Like many other Afghans I had reason to be critical of the US government. In the Afghan war against the Soviet invasion of 1979, the US government didn't support educated, moderate and progressive Afghans. It sided with militant Islamists even though they lacked popular support and political legitimacy. A survey conducted by the Afghanistan Information Centre in Peshwar in 1988 brought this to light early on. It asked Afghans refugees and fighters based in Peshawar who they thought should run the country after the Soviet withdrawal. The results showed that the majority was against a takeover of power by Islamist parties. The people in this survey included commanders of Islamist parties - they had fought for the parties and yet believed the militants were not fit to govern Afghanistan. This was the predominant Afghan sentiment a decade before the Taliban came to power.

There was a clear lack of support for militant Islamism among the Afghan population. The man who conducted the survey, Professor Sayed Bahauddin Majrooh, was soon assassinated and his killing was most probably in response to the survey. So why did the US - the self-appointed global leader of freedom and democracy - side with militants and extremists whose human rights records were appalling and who had no grass-roots support? The common understanding is that Washington had a mistrust of moderates and liberals. It feared that the moderates might negotiate with the communists in Kabul or try to find a political solution to the war rather than fight until the last Soviet soldier left Afghanistan. The long-term implications of this policy on the Afghans and the rest of the world were not taken seriously, it seems.

Be it as it may, the contrast between US ideals and the values that it supported in the Afghan resistance movement was so absolute that it led to all sorts of doubt, resentment and conspiracy theories. Subsequently, the people who should naturally be allies of the US - human rights activists, moderate and progressive forces of Muslim majority societies - have come to believe that the rise of militant Islamism is a deliberate US policy to keep the Middle East and South Asia poor and divided. Only recently I met a staunch opponent of militant Islamism who told me with great conviction that the Iranian regime had come to power with the help of the CIA. This type of ignorant confusion should be forgiven - the US administration has so far done little to prove to the rest of the world that it really is on the side of grass-roots democracy. A good example for this is the contrasting stories of the American "Jack" Idema and the Afghan Malalai Joya.

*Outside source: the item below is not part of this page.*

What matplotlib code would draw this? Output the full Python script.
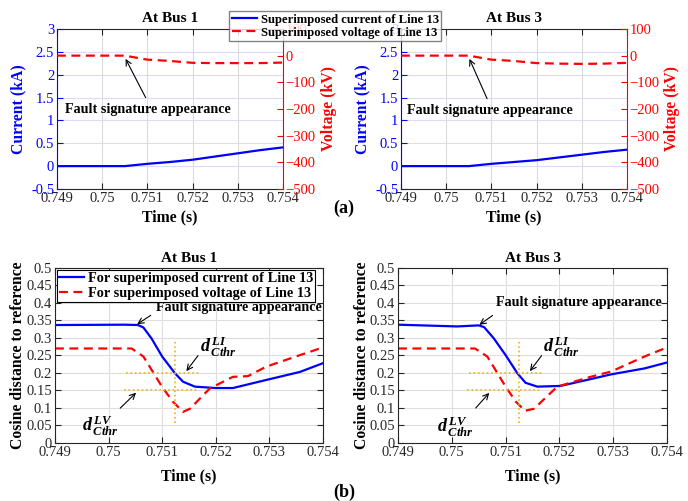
import matplotlib
matplotlib.use("Agg")
import matplotlib.pyplot as plt
import numpy as np

plt.rcParams['font.family'] = ['Liberation Serif', 'DejaVu Serif']
plt.rcParams['mathtext.fontset'] = 'custom'
plt.rcParams['mathtext.rm'] = 'Liberation Serif'
plt.rcParams['mathtext.it'] = 'Liberation Serif:italic:bold'
plt.rcParams['mathtext.bf'] = 'Liberation Serif:bold'

# ---------------- data (a) ----------------
t_a = [0.749, 0.7505, 0.751, 0.7515, 0.752, 0.7525, 0.753, 0.7535, 0.754]
cur_bus1 = [0.0, 0.0, 0.05, 0.09, 0.14, 0.21, 0.28, 0.35, 0.41]
volt_bus1 = [0, 0, -15, -20, -27, -28, -28, -28, -26]
cur_bus3 = [0.0, 0.0, 0.05, 0.09, 0.13, 0.19, 0.25, 0.31, 0.36]
volt_bus3 = [0, 0, -15, -20, -28, -30, -31, -30, -27]

# ---------------- data (b) ----------------
t_b1_i = [0.749, 0.7503, 0.75055, 0.75065, 0.7508, 0.751, 0.75124, 0.75139, 0.75161, 0.752, 0.75232, 0.75294, 0.75357, 0.754]
d_b1_i = [0.337, 0.338, 0.337, 0.330, 0.299, 0.247, 0.199, 0.175, 0.161, 0.157, 0.157, 0.180, 0.203, 0.228]
t_b1_v = [0.749, 0.75043, 0.75065, 0.751, 0.7512, 0.75139, 0.75152, 0.75189, 0.75232, 0.7526, 0.75294, 0.75357, 0.754]
d_b1_v = [0.270, 0.270, 0.247, 0.160, 0.118, 0.089, 0.098, 0.156, 0.189, 0.191, 0.218, 0.251, 0.273]

t_b3_i = [0.749, 0.7501, 0.7505, 0.7506, 0.75078, 0.751, 0.75122, 0.75137, 0.75159, 0.75202, 0.75265, 0.75296, 0.75358, 0.754]
d_b3_i = [0.338, 0.333, 0.336, 0.331, 0.299, 0.251, 0.199, 0.172, 0.161, 0.163, 0.185, 0.196, 0.213, 0.230]
t_b3_v = [0.749, 0.75043, 0.75066, 0.751, 0.75119, 0.75136, 0.75153, 0.75196, 0.75258, 0.75296, 0.75358, 0.754]
d_b3_v = [0.270, 0.270, 0.247, 0.161, 0.118, 0.092, 0.098, 0.161, 0.189, 0.204, 0.247, 0.273]

xticks = [0.749, 0.75, 0.751, 0.752, 0.753, 0.754]
xticklabels = ['0.749', '0.75', '0.751', '0.752', '0.753', '0.754']

fig = plt.figure(figsize=(6.88, 5.01), dpi=100)

BLUE = (0, 0, 1)
RED = (1, 0, 0)
ORANGE = (0.93, 0.69, 0.13)
TICKFS = 10.5
LABFS = 11.3
FSAFS = 10.2


def top_panel(rect, t, cur, volt, title, text_xy, arrow_tail, arrow_head, ylx, yrx):
    ax = fig.add_axes(rect)
    ax.set_xlim(0.749, 0.754)
    ax.set_ylim(-0.5, 3)
    ax.set_xticks(xticks)
    ax.set_xticklabels(xticklabels)
    ax.set_yticks([-0.5, 0, 0.5, 1, 1.5, 2, 2.5, 3])
    ax.set_yticklabels(['-0.5', '0', '0.5', '1', '1.5', '2', '2.5', '3'])
    ax.yaxis.grid(True, color=(0.86, 0.86, 0.98), lw=0.8)
    ax.xaxis.grid(True, color=(0.86, 0.86, 0.86), lw=0.8)
    ax.set_axisbelow(True)
    l1, = ax.plot(t, cur, color=BLUE, lw=1.6, label='Superimposed current of Line 13')
    ax.tick_params(axis='y', colors=BLUE, direction='in', labelsize=TICKFS, length=4, pad=2)
    ax.tick_params(axis='x', colors=(0.15, 0.15, 0.15), direction='in', labelsize=TICKFS,
                   length=4, top=True, pad=2)
    ax.spines['left'].set_color(BLUE)
    ax.spines['right'].set_visible(False)
    ax.spines['top'].set_color((0.15, 0.15, 0.15))
    ax.spines['bottom'].set_color((0.15, 0.15, 0.15))
    ax.set_ylabel('Current (kA)', color=BLUE, fontsize=LABFS, fontweight='bold')
    ax.yaxis.set_label_coords(ylx, 0.5)
    ax.set_xlabel('Time (s)', fontsize=LABFS, fontweight='bold')
    ax.xaxis.set_label_coords(0.5, -0.125)
    ax.set_title(title, fontsize=11, fontweight='bold', pad=5)
    ax2 = ax.twinx()
    ax2.set_ylim(-500, 100)
    ax2.set_yticks([-500, -400, -300, -200, -100, 0, 100])
    l2, = ax2.plot(t, volt, color=RED, lw=1.6, ls=(0, (4, 2.5)), label='Superimposed voltage of Line 13')
    ax2.tick_params(axis='y', colors=RED, direction='in', labelsize=TICKFS, length=4, pad=2)
    ax2.spines['right'].set_color(RED)
    ax2.spines['left'].set_visible(False)
    ax2.spines['top'].set_visible(False)
    ax2.spines['bottom'].set_visible(False)
    ax2.set_ylabel('Voltage (kV)', color=RED, fontsize=LABFS, fontweight='bold')
    ax2.yaxis.set_label_coords(yrx, 0.5)
    ax.annotate('', xy=arrow_head, xytext=arrow_tail,
                arrowprops=dict(arrowstyle='->', color='black', lw=0.8))
    ax.text(text_xy[0], text_xy[1], 'Fault signature appearance', fontsize=FSAFS,
            fontweight='bold', va='center', ha='left')
    return ax, ax2, l1, l2


axA1, axA1r, l1, l2 = top_panel([0.0828, 0.6228, 0.3285, 0.3194], t_a, cur_bus1, volt_bus1,
                                'At Bus 1', (0.74917, 1.24), (0.75099, 1.445), (0.75049, 2.40),
                                -0.137, 1.168)
axA3, axA3r, _, _ = top_panel([0.5828, 0.6228, 0.3285, 0.3194], t_a, cur_bus3, volt_bus3,
                              'At Bus 3', (0.74913, 1.22), (0.75093, 1.42), (0.75049, 2.40),
                              -0.137, 1.164)

leg = fig.legend([l1, l2], ['Superimposed current of Line 13', 'Superimposed voltage of Line 13'],
                 loc='upper left', bbox_to_anchor=(229 / 688, 1 - 11 / 501),
                 prop={'weight': 'bold', 'size': 9.1}, frameon=True, fancybox=False,
                 borderpad=0.2, handlelength=2.0, handletextpad=0.3, labelspacing=0.1,
                 borderaxespad=0)
leg.get_frame().set_edgecolor((0.4, 0.4, 0.4))
leg.get_frame().set_linewidth(1.0)


def bottom_panel(rect, ti, di, tv, dv, title, fsa_text, fsa_tail, fsa_head,
                 li_text, li_tail, li_head, lv_text, lv_tail, lv_head, ylab_x, show_legend):
    ax = fig.add_axes(rect)
    ax.set_xlim(0.749, 0.754)
    ax.set_ylim(0, 0.5)
    ax.set_xticks(xticks)
    ax.set_xticklabels(xticklabels)
    ax.set_yticks(np.arange(0, 0.51, 0.05))
    ax.set_yticklabels(['0', '0.05', '0.1', '0.15', '0.2', '0.25', '0.3', '0.35', '0.4', '0.45', '0.5'])
    ax.grid(True, color=(0.87, 0.87, 0.87), lw=0.8)
    ax.set_axisbelow(True)
    for s in ax.spines.values():
        s.set_color((0.15, 0.15, 0.15))
    ax.tick_params(colors=(0.15, 0.15, 0.15), direction='in', labelsize=TICKFS, length=4,
                   top=True, right=True, pad=2)
    li, = ax.plot(ti, di, color=BLUE, lw=1.6, label='For superimposed current of Line 13')
    lv, = ax.plot(tv, dv, color=RED, lw=1.6, ls=(0, (4, 2.5)), label='For superimposed voltage of Line 13')
    # threshold crosshairs
    ax.plot([0.75124, 0.75124], [0.057, 0.296], color=ORANGE, lw=1.2, ls=':')
    ax.plot([0.75032, 0.7517], [0.2, 0.2], color=ORANGE, lw=1.2, ls=':')
    ax.plot([0.75029, 0.75167], [0.15, 0.15], color=ORANGE, lw=1.2, ls=':')
    ax.set_ylabel('Cosine distance to reference', fontsize=LABFS, fontweight='bold')
    ax.yaxis.set_label_coords(ylab_x, 0.5)
    ax.set_xlabel('Time (s)', fontsize=LABFS, fontweight='bold')
    ax.xaxis.set_label_coords(0.5, -0.143)
    ax.set_title(title, fontsize=11, fontweight='bold', pad=4)
    arr = dict(arrowstyle='->', color='black', lw=0.8)
    ax.annotate('', xy=fsa_head, xytext=fsa_tail, arrowprops=arr)
    ax.text(fsa_text[0], fsa_text[1], 'Fault signature appearance', fontsize=FSAFS,
            fontweight='bold', va='center', ha='left', clip_on=False)
    ax.annotate('', xy=li_head, xytext=li_tail, arrowprops=arr)
    ax.text(li_text[0], li_text[1], r'$d^{\,LI}_{\,Cthr}$', fontsize=13, va='center', ha='center')
    ax.annotate('', xy=lv_head, xytext=lv_tail, arrowprops=arr)
    ax.text(lv_text[0], lv_text[1], r'$d^{\,LV}_{\,Cthr}$', fontsize=13, va='center', ha='center')
    if show_legend:
        lg = ax.legend(loc='upper left', prop={'weight': 'bold', 'size': 10.3}, frameon=True,
                       fancybox=False, borderpad=0.15, handlelength=1.7, handletextpad=0.3,
                       labelspacing=0.1, borderaxespad=0.15)
        lg.get_frame().set_edgecolor('black')
        lg.get_frame().set_linewidth(0.8)
        lg.get_frame().set_alpha(1)
    return ax


bottom_panel([0.0799, 0.1158, 0.3895, 0.3493], t_b1_i, d_b1_i, t_b1_v, d_b1_v, 'At Bus 1',
             (0.75089, 0.387), (0.75083, 0.369), (0.75049, 0.335),
             (0.75204, 0.275), (0.7517, 0.256), (0.75142, 0.199),
             (0.74984, 0.05), (0.75018, 0.094), (0.75055, 0.149), -0.108, True)
bottom_panel([0.5785, 0.1158, 0.391, 0.3493], t_b3_i, d_b3_i, t_b3_v, d_b3_v, 'At Bus 3',
             (0.75083, 0.40), (0.75080, 0.369), (0.75047, 0.333),
             (0.75204, 0.275), (0.7517, 0.256), (0.75142, 0.199),
             (0.75007, 0.045), (0.75041, 0.094), (0.75073, 0.149), -0.104, False)

fig.text(0.5, 1 - 208 / 501, '(a)', fontsize=13, fontweight='bold', ha='center', va='center')
fig.text(0.5, 1 - 492 / 501, '(b)', fontsize=13, fontweight='bold', ha='center', va='center')

fig.savefig('out.png', dpi=100)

Joya is the kind of activist the world expects the US to support. She has grass-roots support - young and elderly Afghans walk for miles to see and to support her - and is honest, brave and truthful. She has one problem - unlike her opponents she has neither US weapons nor US dollars. Everybody agrees that as soon as the foreign troops leave Afghanistan, Joya will be killed. Her opponents are the aforementioned militants whose rise from rags to riches was almost entirely sponsored by the US administrations of the 1980s. Joya's constituents should be forgiven for suspecting the US administration of being a force that works against democracy in the developing world. While Joya, who is an example of authentic, home-grown Afghan democracy, had (and still has) to live in fear of assassination by the US administrations' lackeys, US citizen Jack Idema was able to set up a private prison in Afghanistan and torture Afghan detainees. In May 2007 Malalai Joya was suspended as an MP for showing a lack of deference to the Afghan parliament. Her offense - if it was an offense at all - was a minor one bearing in mind that war criminals have been allowed to thrive in Afghanistan (-she compared some MPs to farm animals). She was suspended only a month after the Afghan government pardoned "Jack" Idema, allowing him to leave prison after only three years.

The Taliban, of course, love this sort of story. They don't need to invent tales of US cruelty to encourage anti-US sentiment. Idema and his like (for example some of the corrupt US companies operating in Afghanistan) provide the Taliban with a rich body of truthful accounts of appalling US behavior that can be easily exploited and used to their advantage. Ordinary Afghans often feel despair at this behavior. Could it be that the current US administration is its own worst enemy? Judging by the way it had turned Afghan success into failure in only seven years, there can be only one answer: yes. This is a shame for all the decent US citizens who want to help Afghanistan. For the Afghans who welcomed the US invasion of 2001, it's a tragedy.

But as an Afghan saying goes, gozashta gozasht - there is no point in crying over spilt milk. Living in America, I've fallen for the most attractive of all American traits: endless optimism. Call me naïve but the US that I've encountered since I moved here early this year is by and large an outstanding country in terms of meritocracy, equality, accountability and human rights. The law is on the side of justice and is mostly respected and enforced. If this is what the US administration wants in Afghanistan and the rest of the world - then, I am all for it and we shall all be Americans in our own way.

It's not too late and it would be easy for the US to improve its image abroad and regain its lost honor: just apply to the rest of the world the same standards for justice and progress you insist on for yourselves. In other words, give us more of Obama and less of Idema.